Dans le monde de l'internet grand public, Google par exemple, ne se pose aucune question (alors qu'il devrait...) créer ces référentiels, pour croiser et rapprocher les usages de ses différents produits, mieux cerner les utilisateurs et leur proposer proactivement de la publicité. Dans le monde de l'entreprise, l'éclatement des produits et la faible urbanisation, freine cette possibilité d'avoir une vision globale de la collaboration et mieux aider l'utilisateur à travailler.


Certes des standards d'interopérabilité apparaissent (OpenID, OpenSocial,...) mais ils ne sont pas encore... standards!

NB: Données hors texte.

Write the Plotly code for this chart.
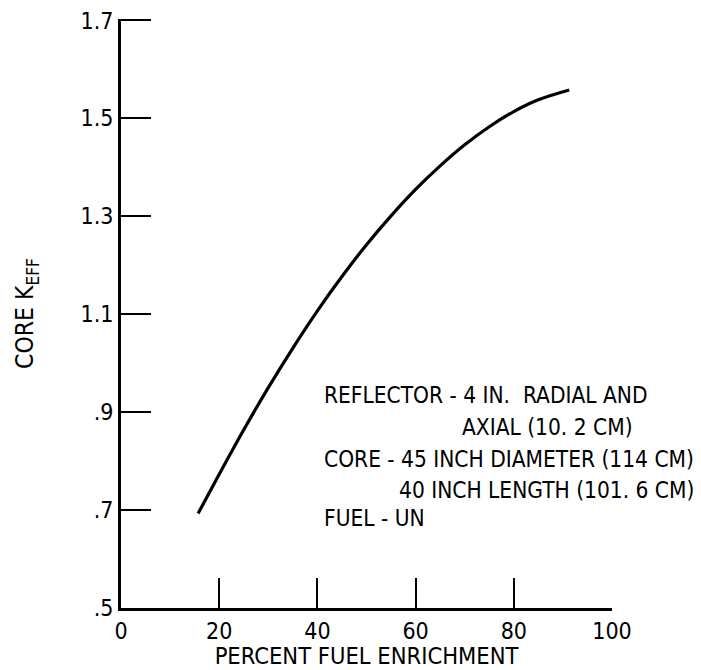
import plotly.graph_objects as go

# Data
enrichment = [15.7, 20, 25, 30, 35, 40, 45, 50, 55, 60, 65, 70, 75, 80, 85, 91.3]
keff = [0.693, 0.773, 0.864, 0.950, 1.031, 1.107, 1.177, 1.242, 1.301, 1.355,
        1.403, 1.446, 1.483, 1.514, 1.538, 1.558]

x_ticks = [0, 20, 40, 60, 80, 100]
x_tick_labels = ["0", "20", "40", "60", "80", "100"]
y_ticks = [0.5, 0.7, 0.9, 1.1, 1.3, 1.5, 1.7]
y_tick_labels = [".5", ".7", ".9", "1.1", "1.3", "1.5", "1.7"]

notes = [
    ("REFLECTOR - 4 IN.  RADIAL AND", 40.9, 0.935),
    ("AXIAL (10. 2 CM)", 69.0, 0.870),
    ("CORE - 45 INCH DIAMETER (114 CM)", 40.9, 0.805),
    ("40 INCH LENGTH (101. 6 CM)", 56.2, 0.742),
    ("FUEL - UN", 40.9, 0.683),
]

FONT = "Liberation Sans Narrow, DejaVu Sans Condensed, Arial Narrow, sans-serif"

fig = go.Figure()
fig.add_trace(go.Scatter(
    x=enrichment, y=keff, mode="lines",
    line=dict(color="black", width=3.2, shape="spline", smoothing=1.0),
    showlegend=False, hoverinfo="skip",
))

for text, xv, yv in notes:
    fig.add_annotation(x=xv, y=yv, xref="x", yref="y", text=text,
                       showarrow=False, xanchor="left", yanchor="middle",
                       font=dict(family=FONT, size=22.5, color="black"))

# page body adds an 8px offset, so the figure is 8px smaller than the window
fig.update_layout(
    width=693, height=662,
    margin=dict(l=113, r=89, t=11, b=62, autoexpand=False),
    paper_bgcolor="white", plot_bgcolor="white",
    font=dict(family=FONT, size=22, color="black"),
    showlegend=False,
)
fig.update_xaxes(
    range=[0, 100], tickvals=x_ticks, ticktext=x_tick_labels,
    ticks="inside", ticklen=30, tickwidth=2, tickcolor="black",
    showline=True, linecolor="black", linewidth=3,
    showgrid=False, zeroline=False, automargin=False,
    ticklabeloverflow="allow",
    title=dict(text="PERCENT FUEL ENRICHMENT", standoff=8,
               font=dict(family=FONT, size=23.5)),
    tickfont=dict(family=FONT, size=23),
)
fig.update_yaxes(
    range=[0.5, 1.703], tickvals=y_ticks, ticktext=y_tick_labels,
    ticks="inside", ticklen=30, tickwidth=2, tickcolor="black",
    showline=True, linecolor="black", linewidth=3,
    showgrid=False, zeroline=False, automargin=False,
    ticklabeloverflow="allow",
    title=dict(text="CORE K<sub>EFF</sub>", standoff=40,
               font=dict(family=FONT, size=24.5)),
    tickfont=dict(family=FONT, size=23),
)

fig.write_html("out.html")
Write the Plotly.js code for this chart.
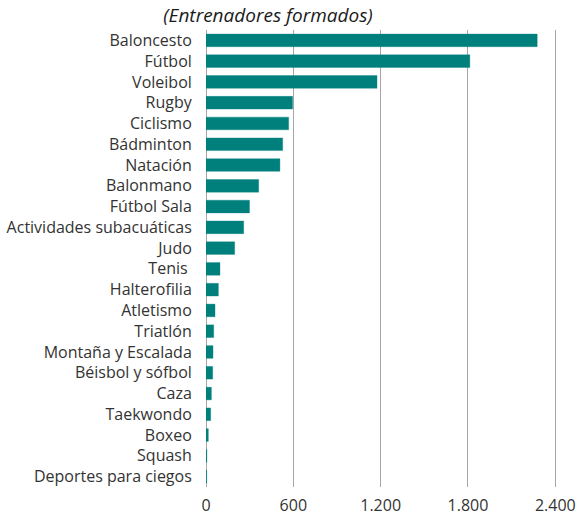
<!DOCTYPE html>
<html><head><meta charset="utf-8">
<script src="https://cdn.plot.ly/plotly-3.0.1.min.js"></script>
<style>html,body{margin:0;padding:0;background:#fff;}#chart{width:579px;height:516px;}</style>
</head><body><div id="chart"></div>
<script>
const categories = ["Baloncesto","Fútbol","Voleibol","Rugby","Ciclismo","Bádminton","Natación","Balonmano","Fútbol Sala","Actividades subacuáticas","Judo","Tenis ","Halterofilia","Atletismo","Triatlón","Montaña y Escalada","Béisbol y sófbol","Caza","Taekwondo","Boxeo","Squash","Deportes para ciegos"];
const entrenadores = [2276,1813,1175,595,568,527,508,362,299,259,197,96,85,62,53,48,46,37,32,16,6,5];
const tickValsX = [0,600,1200,1800,2400];
const subtitle = "(Entrenadores formados)";

const trace = {
  type: 'bar', orientation: 'h',
  y: categories, x: entrenadores,
  marker: {color: '#00807d', line: {color: 'rgba(0,128,125,0.35)', width: 1}},
  hoverinfo: 'x+y'
};
const layout = {
  width: 579, height: 516,
  margin: {l: 206, r: 15, t: 30, b: 29},
  paper_bgcolor: '#fff', plot_bgcolor: '#fff',
  separators: ',.',
  font: {family: '"Open Sans", sans-serif', size: 16, color: '#333'},
  bargap: 0.39,
  showlegend: false,
  title: {text: '<i>' + subtitle + '</i>', x: 268/579, xanchor: 'center', y: 1 - 15/516, yanchor: 'middle', yref: 'container', font: {size: 19, color: '#1a1a1a'}},
  xaxis: {range: [0, 2460], tickvals: tickValsX, ticktext: tickValsX.map(v => v.toLocaleString('de-DE')),
    showgrid: true, gridcolor: '#a6a6a6', gridwidth: 1, zeroline: true, zerolinecolor: '#a6a6a6', zerolinewidth: 1,
    showline: false, ticks: 'outside', ticklen: 4, tickcolor: 'rgba(0,0,0,0)', fixedrange: true},
  yaxis: {autorange: 'reversed', type: 'category', showgrid: false, zeroline: false, showline: false,
    ticks: 'outside', ticklen: 10, tickcolor: 'rgba(0,0,0,0)', fixedrange: true}
};
Plotly.newPlot('chart', [trace], layout, {displayModeBar: false, staticPlot: true});
</script></body></html>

Et d'ailleurs en  2009, le W3C appelait déjà de ses voeux à une architecture de collaboration distribuée et décentralisée que l'on attend toujours. Ceux qui sont à la manœuvre doutent d'une issue à court terme:


La DSI n'a donc pas beaucoup d'options.


Soit elle attend la consolidation de l'offre ou l'émergence de standards qui devraient faire émerger quelque chose de mieux intégré, soit elle prend le taureau par les cornes et gère l'intégration elle même. Ceux qui ont démarré l'aventure il y a quelques années ont déjà plein d'outils 2.0 à mieux intégrer entre eux pour créer une meilleure expérience utilisateurs. Les autres seront vigilants avant de s'engager sur l'une des 50 plateformes disponibles et questionneront son ouverture et son intégration.


Profitons de la période pour échanger et partager sur nos trajectoires respectives, car GreenSI flaire que les embuches risquent d'être aussi au rendez-vous.